Pressionado por deputados e integrantes de 11 partidos a liderar o movimento pela cobrança das perdas decorrentes da Lei Kandir, o governador Eduardo Leite é cauteloso ao tratar do tema. Embora ressalte que Estado mantém a disposição de lutar por eventuais receitas advindas da restituição, Leite teme que a expectativa pela indenização inviabilize futuras reformas.
— Não precisam me convencer a tratar do assunto. Posso tratar. A questão, objetivamente, é que a expectativa de recursos da Lei Kandir sempre serviu pra adiar as soluções que dependem de nós mesmos no Rio Grande do Sul . E é isso que eu não vou fazer — disse o governador à coluna.
E acrescentou:
— Todo o debate sobre a Lei Kandir é bastante importante para o Estado e estaremos presentes nessas discussões. Mas seguiremos não deixando, em nenhum momento, de fazer o nosso tema de casa, como as recentes reformas realizadas.

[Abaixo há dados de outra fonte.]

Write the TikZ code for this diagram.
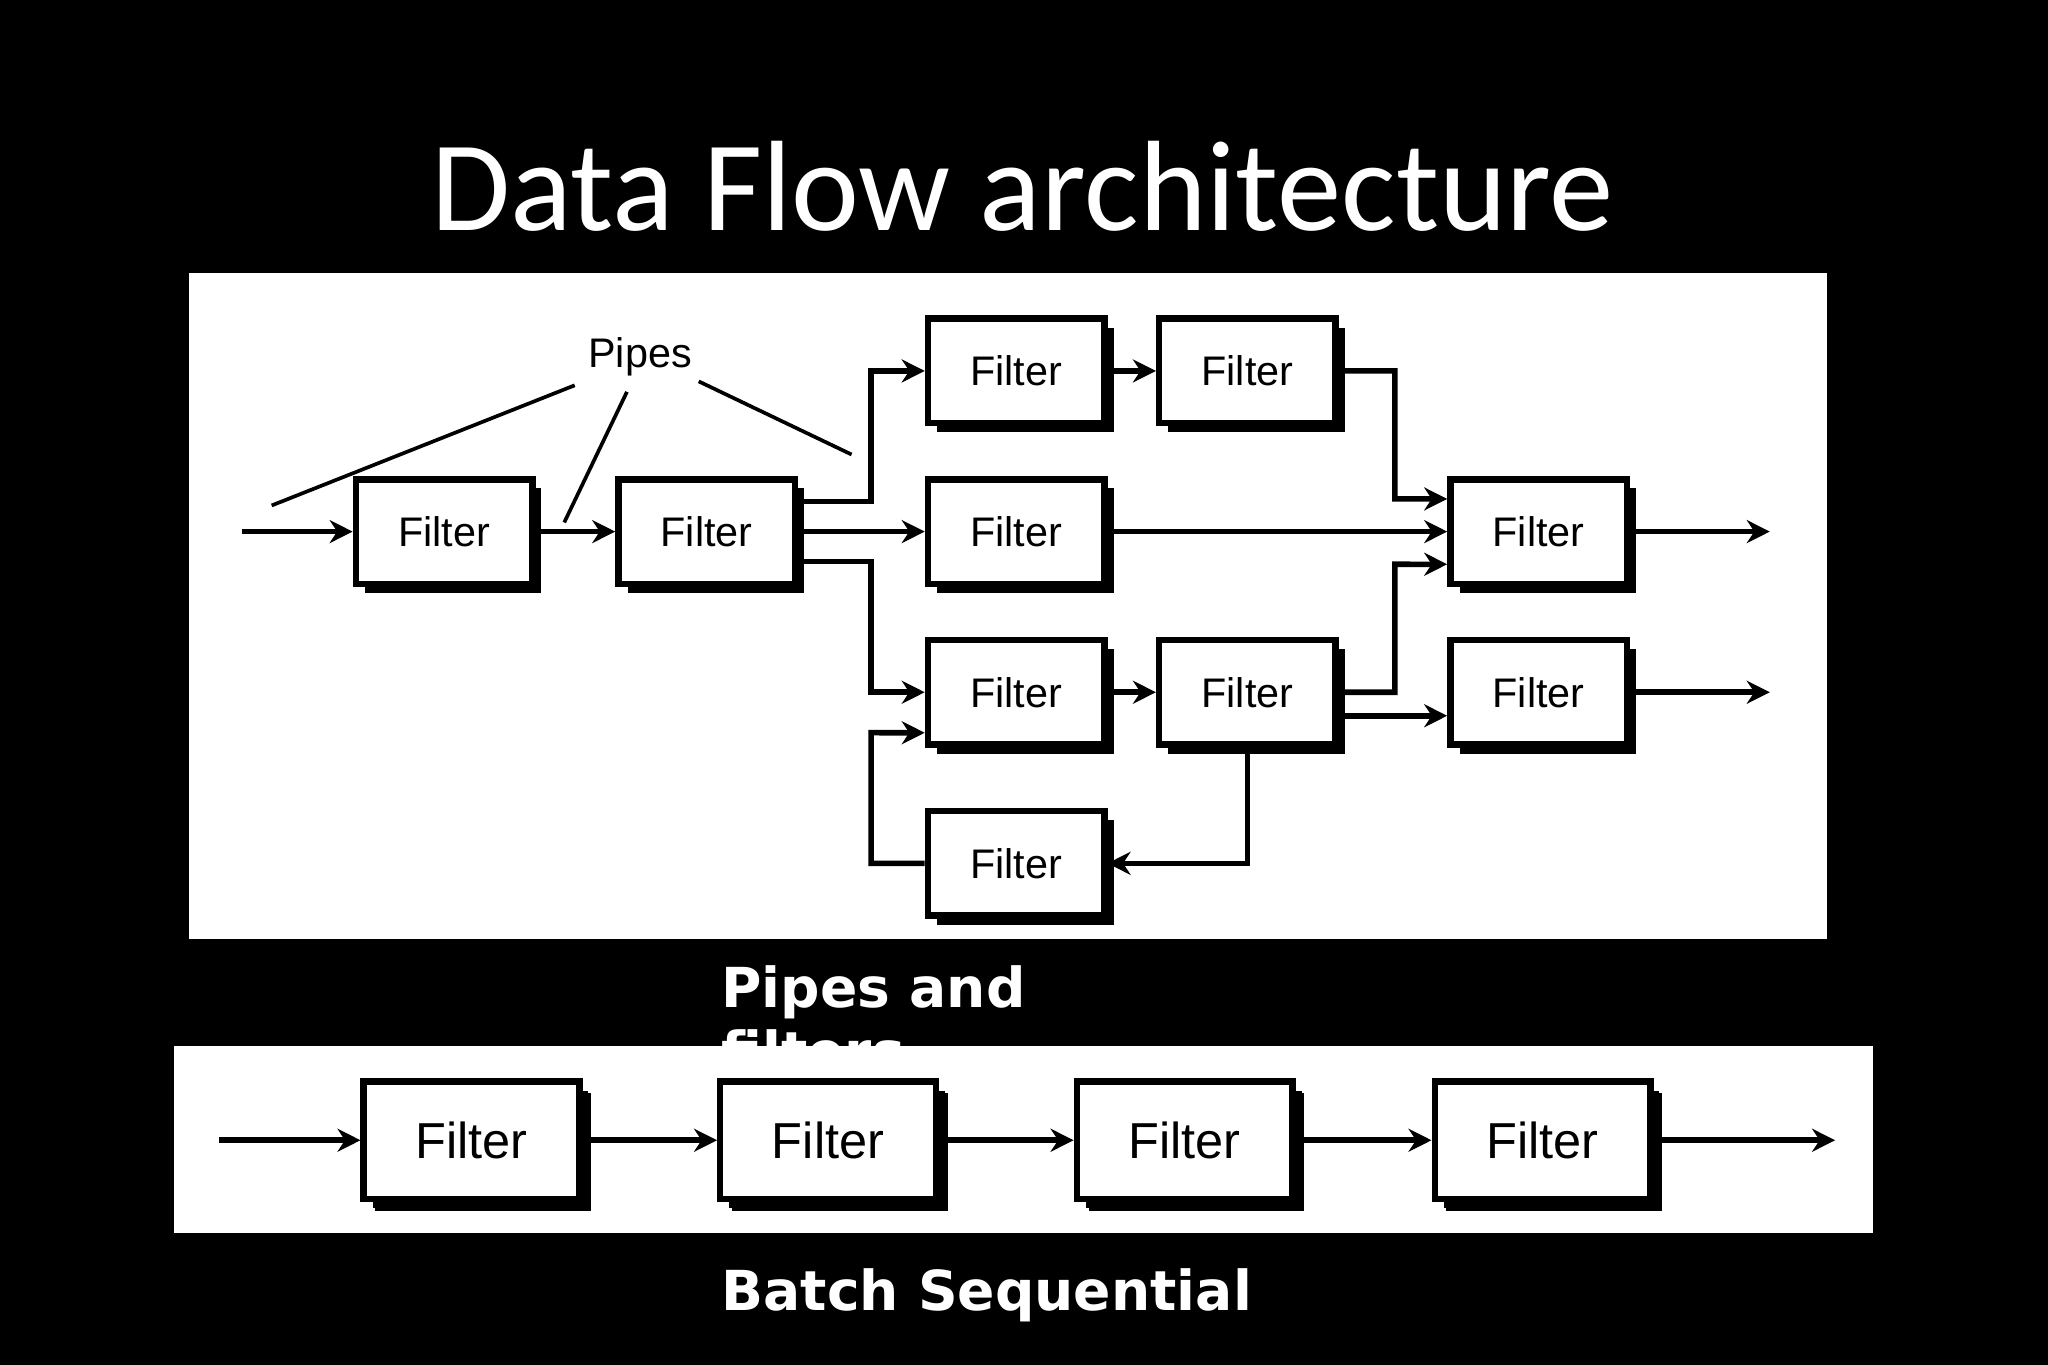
\documentclass[tikz,border=0pt]{standalone}
\usepackage{fontspec}
\setmainfont{Liberation Sans}
\newfontfamily\titlefont{Carlito}
\newfontfamily\boldfont{DejaVu Sans}
\usetikzlibrary{arrows.meta,shadows}
\begin{document}
\begin{tikzpicture}[x=0.01cm,y=-0.01cm,
  filt/.style={draw=black,line width=1.4pt,fill=white,minimum width=1.35cm,minimum height=0.8cm,font=\fontsize{9}{10}\selectfont,
    drop shadow={shadow xshift=0.07cm,shadow yshift=-0.07cm,fill=black,opacity=1}},
  bfilt/.style={filt,minimum width=1.65cm,minimum height=0.9cm,font=\fontsize{11}{12}\selectfont,
    drop shadow={shadow xshift=0.09cm,shadow yshift=-0.09cm,fill=black,opacity=1}},
  pipe/.style={line width=1.2pt,-{Stealth[length=5pt,width=5pt]}},
  lbl/.style={text=white,font=\boldfont\bfseries\fontsize{12}{14}\selectfont,anchor=west}]
\fill[black] (0,0) rectangle (1568,1045);
\useasboundingbox (0,0) rectangle (1568,1045);
\node[text=white,font=\titlefont\fontsize{28}{30}\selectfont] (title) at (783,143) {Data Flow architecture};
\fill[white] (145,209) rectangle (1399,719);
\node[lbl,align=left] (pf) at (540,780) {Pipes and\\filters};
\fill[white] (133,801) rectangle (1434,944);
\node[lbl] (bs) at (540,992) {Batch Sequential};
% top panel
\node[filt] (f1) at (340,407) {Filter};
\node[filt] (f2) at (541,407) {Filter};
\node[filt] (t1) at (778,284) {Filter};
\node[filt] (t2) at (955,284) {Filter};
\node[filt] (m1) at (778,407) {Filter};
\node[filt] (r1) at (1178,407) {Filter};
\node[filt] (b1) at (778,530) {Filter};
\node[filt] (b2) at (955,530) {Filter};
\node[filt] (b3) at (1178,530) {Filter};
\node[filt] (l1) at (778,661) {Filter};
\coordinate (in1) at (185,407);
\coordinate (o1) at (1355,407);
\coordinate (o2) at (1355,530);
\draw[pipe] (in1) -- (f1);
\draw[pipe] (f1) -- (f2);
\draw[pipe] ([yshift=0.23cm]f2.east) -| (667,284) -- (t1.west);
\draw[pipe] (f2) -- (m1);
\draw[pipe] ([yshift=-0.23cm]f2.east) -| (667,530) -- (b1.west);
\draw[pipe] (t1) -- (t2);
\draw[pipe] (t2.east) -| (1068,382) -- ([yshift=0.25cm]r1.west);
\draw[pipe] (m1) -- (r1);
\draw[pipe] (b2.east) -| (1068,432) -- ([yshift=-0.25cm]r1.west);
\draw[pipe] (b1) -- (b2);
\draw[pipe] ([yshift=-0.18cm]b2.east) -- ([yshift=-0.18cm]b3.west);
\draw[pipe] (b2.south) |- (l1.east);
\draw[pipe] (l1.west) -| (667,561) -- ([yshift=-0.31cm]b1.west);
\draw[pipe] (r1) -- (o1);
\draw[pipe] (b3) -- (o2);
\node[font=\fontsize{9}{10}\selectfont] (pipes) at (490,273) {Pipes};
\draw[line width=0.8pt] (440,295) -- (208,387);
\draw[line width=0.8pt] (480,300) -- (432,400);
\draw[line width=0.8pt] (535,292) -- (652,348);
% bottom panel
\node[bfilt] (s1) at (361,873) {Filter};
\node[bfilt] (s2) at (634,873) {Filter};
\node[bfilt] (s3) at (907,873) {Filter};
\node[bfilt] (s4) at (1181,873) {Filter};
\coordinate (sin) at (168,873);
\coordinate (sout) at (1405,873);
\draw[pipe] (sin) -- (s1);
\draw[pipe] (s1) -- (s2);
\draw[pipe] (s2) -- (s3);
\draw[pipe] (s3) -- (s4);
\draw[pipe] (s4) -- (sout);
\end{tikzpicture}
\end{document}
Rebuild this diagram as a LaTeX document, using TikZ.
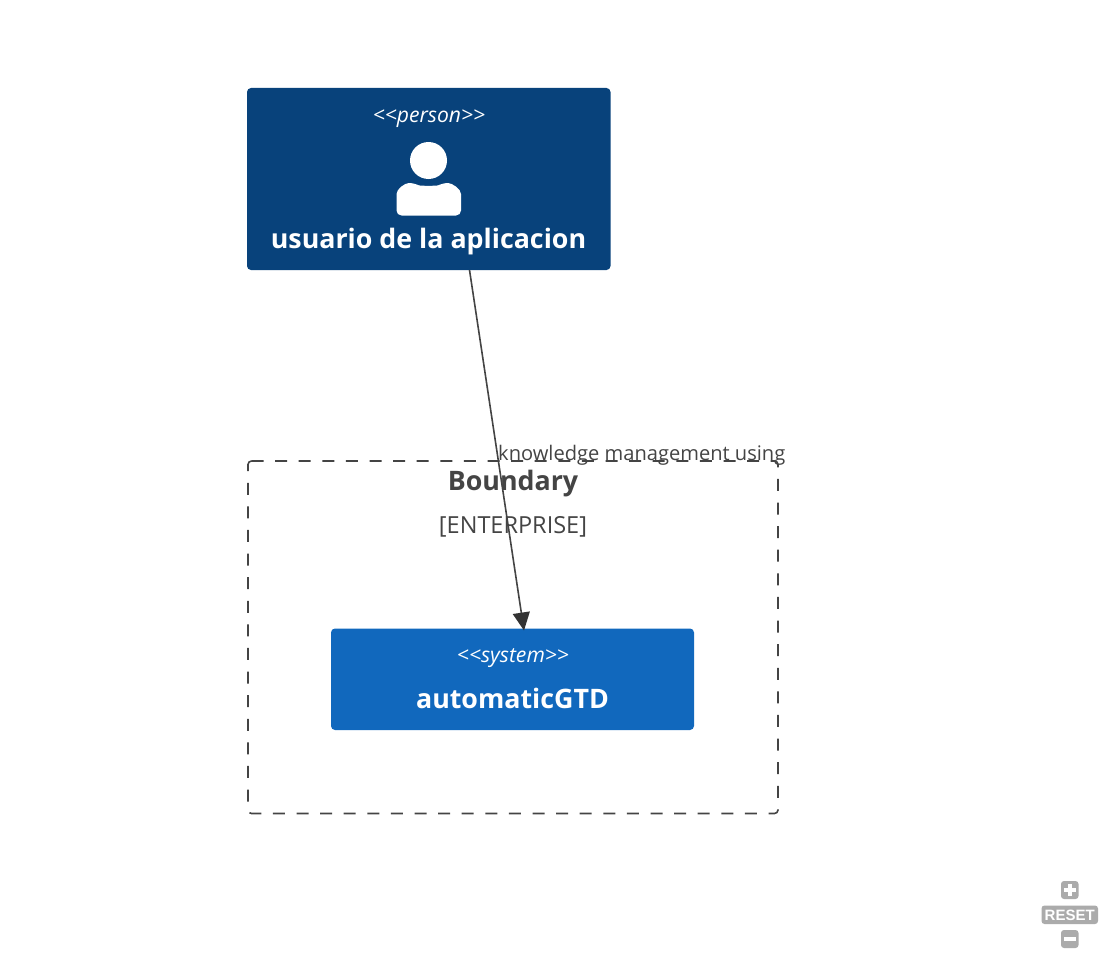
\documentclass[tikz,border=0pt]{standalone}
\usepackage{fontspec}
\setmainfont{Open Sans}
\newfontfamily\resetfont{Liberation Sans}[Scale=1]
\usetikzlibrary{arrows.meta}
\definecolor{persondark}{HTML}{08427B}
\definecolor{systemblue}{HTML}{1168BD}
\definecolor{inkgrey}{HTML}{444444}
\definecolor{linegrey}{HTML}{333333}
\definecolor{zoomgrey}{HTML}{ABABAB}
\newcommand{\fsize}[1]{\fontsize{#1}{#1}\selectfont}
\newcommand{\card}[5]{ \fill[#5, rounded corners=4] ( #1 , #2 ) rectangle ( #3 , #4 );}
\tikzset{
    stereo/.style={text=white, font=\fsize{21.1}\itshape, inner sep=0pt},
    title/.style={text=white, font=\fsize{26.8}\bfseries, inner sep=0pt},
    boundarytext/.style={text=inkgrey, inner sep=0pt},
    zoomkey/.style={fill=zoomgrey, rounded corners=3},
}

\begin{document}
\begin{tikzpicture}[x=1pt, y=-1pt]
        \useasboundingbox (0,0) rectangle (1107,955);

        % boundary
        \draw[inkgrey, line width=1.6, dash pattern=on 12 off 11.6, rounded corners=3.5] (251.5,461) -- (778,461) -- (778,813.5) -- (248,813.5) -- (248,461) -- (251.5,461);
        \node[boundarytext, font=\fsize{26.8}\bfseries] (boundaryname) at (513,484) {Boundary};
        \node[boundarytext, font=\fsize{23.5}] (boundarytype) at (513,527) {[ENTERPRISE]};

        % person
        \card{247}{88}{610.5}{270}{persondark}
        \node[stereo] (personstereo) at (429,118.5) {<{}<person>{}>};
        \fill[white] (428.5,160.5) circle (18.5);
        \fill[white, rounded corners=5] (396.5,215.5) -- (396.5,199) .. controls (396.5,189) and (405,183) .. (414,183) .. controls (420,186) and (437,186) .. (443,183) .. controls (452,183) and (461,189) .. (461,199) -- (461,215.5) -- cycle;
        \node[title] (usuario) at (428.5,241.5) {usuario de la aplicacion};

        % system
        \card{331}{628.5}{694}{730}{systemblue}
        \node[stereo] (systemstereo) at (513,658.5) {<{}<system>{}>};
        \node[title] (automaticgtd) at (512.5,698) {automaticGTD};

        % relation
        \coordinate (relfrom) at (469.5,270);
        \coordinate (relto) at (524,630.5);
        \draw[inkgrey, line width=1.6, -{Triangle[length=18,width=17,color=linegrey]}] (relfrom) -- (relto);
        \node[boundarytext, font=\fsize{20.1}, anchor=west] (rellabel) at (498,455.5) {knowledge management using};

        % zoom keys
        \fill[zoomkey] (1061,881) rectangle (1078.5,899);
        \fill[white] (1063.5,888) rectangle (1076,891.5);
        \fill[white] (1068,883.5) rectangle (1071.5,896);
        \fill[zoomkey] (1041.5,905.5) rectangle (1098,924);
        \node[text=white, font=\resetfont\fsize{15}\bfseries, inner sep=0pt] (resetkey) at (1069.7,915) {RESET};
        \fill[zoomkey] (1061,930) rectangle (1078.5,948);
        \fill[white] (1063.5,937) rectangle (1076,940.5);
\end{tikzpicture}
\end{document}
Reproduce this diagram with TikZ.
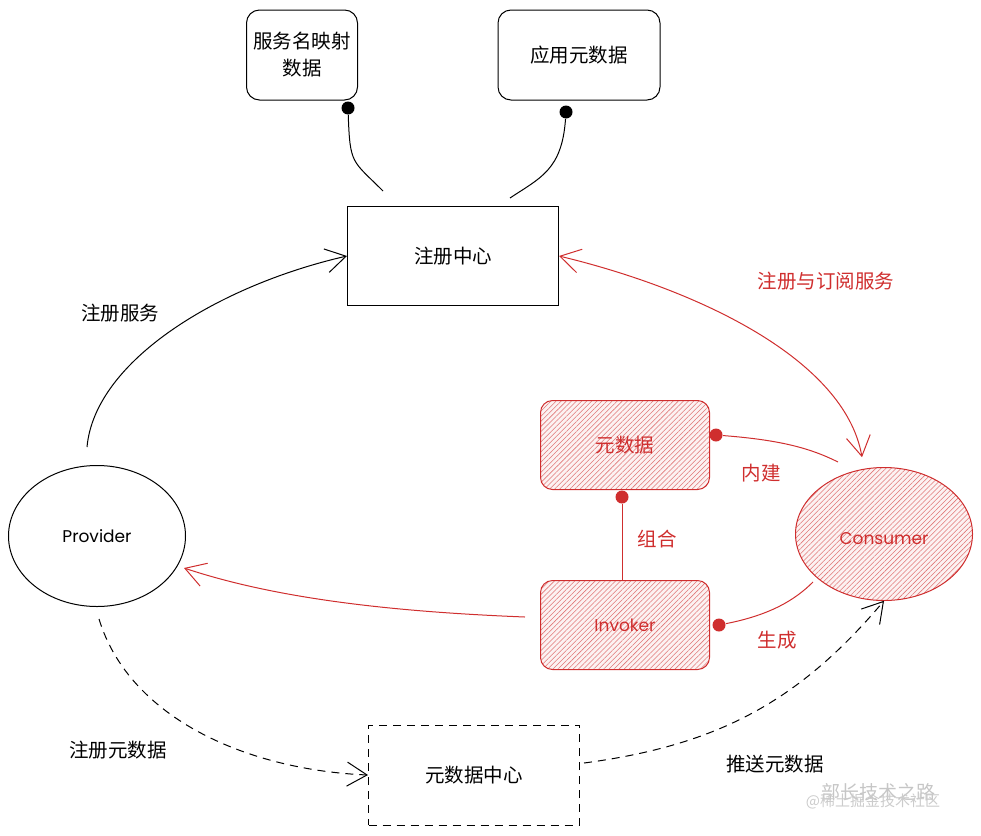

Leite lembra que, em 2019, nas discussões sobre os repasses de verbas da cessão onerosa, a legislação foi utilizada como critério para aumentar o repasse ao Rio Grande do Sul.
Na ocasião, por intervenção direta dele, a Lei Kandir foi incluída no cálculo e o valor a ser recebido pelo Estado praticamente dobrou.
Por isso, Leite acredita que o debate é relevante e manifesta o desejo de participar das discussões sobre uma possível recuperação das perdas. Mas não quer que a expectativa de receber uma bolada seja utilizada como justificativa para adiar o "tema de casa".
O que é a Lei Kandir
Aprovada em 1996, a Lei Kandir isenta de ICMS a exportação de produtos não industrializados. A legislação foi elaborada pelo então ministro do Planejamento, Antonio Kandir, no governo de Fernando Henrique Cardoso.
O mecanismo garantiu aos Estados o repasse de valores a título de compensação pelas perdas decorrentes da isenção de ICMS até 2003, mas, a partir de 2004, com a aprovação de uma lei complementar, não há previsão legal do valor a ser restituído.
Até 2018, a União destinava ao Rio Grande do Sul cerca de R$ 117 milhões anuais, mas a verba deixou de ser repassada no início de 2019.
No final de 2016, ao julgar uma Ação Direta de Inconstitucionalidade por Omissão, a ADO 25/16, de iniciativa do Pará, à qual o governo gaúcho se somou em 2014, durante a administração Tarso Genro, o Supremo Tribunal Federal (STF) determinou que o Congresso Nacional deveria estabelecer, no prazo de 12 meses, o valor do ressarcimento devido aos Estados. Posteriormente, o prazo foi sucessivamente renovado. No ano passado, o ministro Gilmar Mendes determinou o dia 21 de fevereiro deste ano como data-limite.
Antes disso, em 2018, o senador Wellington Fagundes apresentou projeto de lei complementar para regulamentar os percentuais do repasse. Ele foi relator de uma comissão mista de senadores e deputados formada para discutir o tema.
No ano passado, durante as negociações para a aprovação do pacote do funcionalismo, o governo do Estado sustentou que não caberiam mais repasses aos estados. A argumentação estava baseada em um estudo do Tribunal de Contas da União (TCU) de agosto de 2019 remetido ao Supremo Tribunal Federal (STF).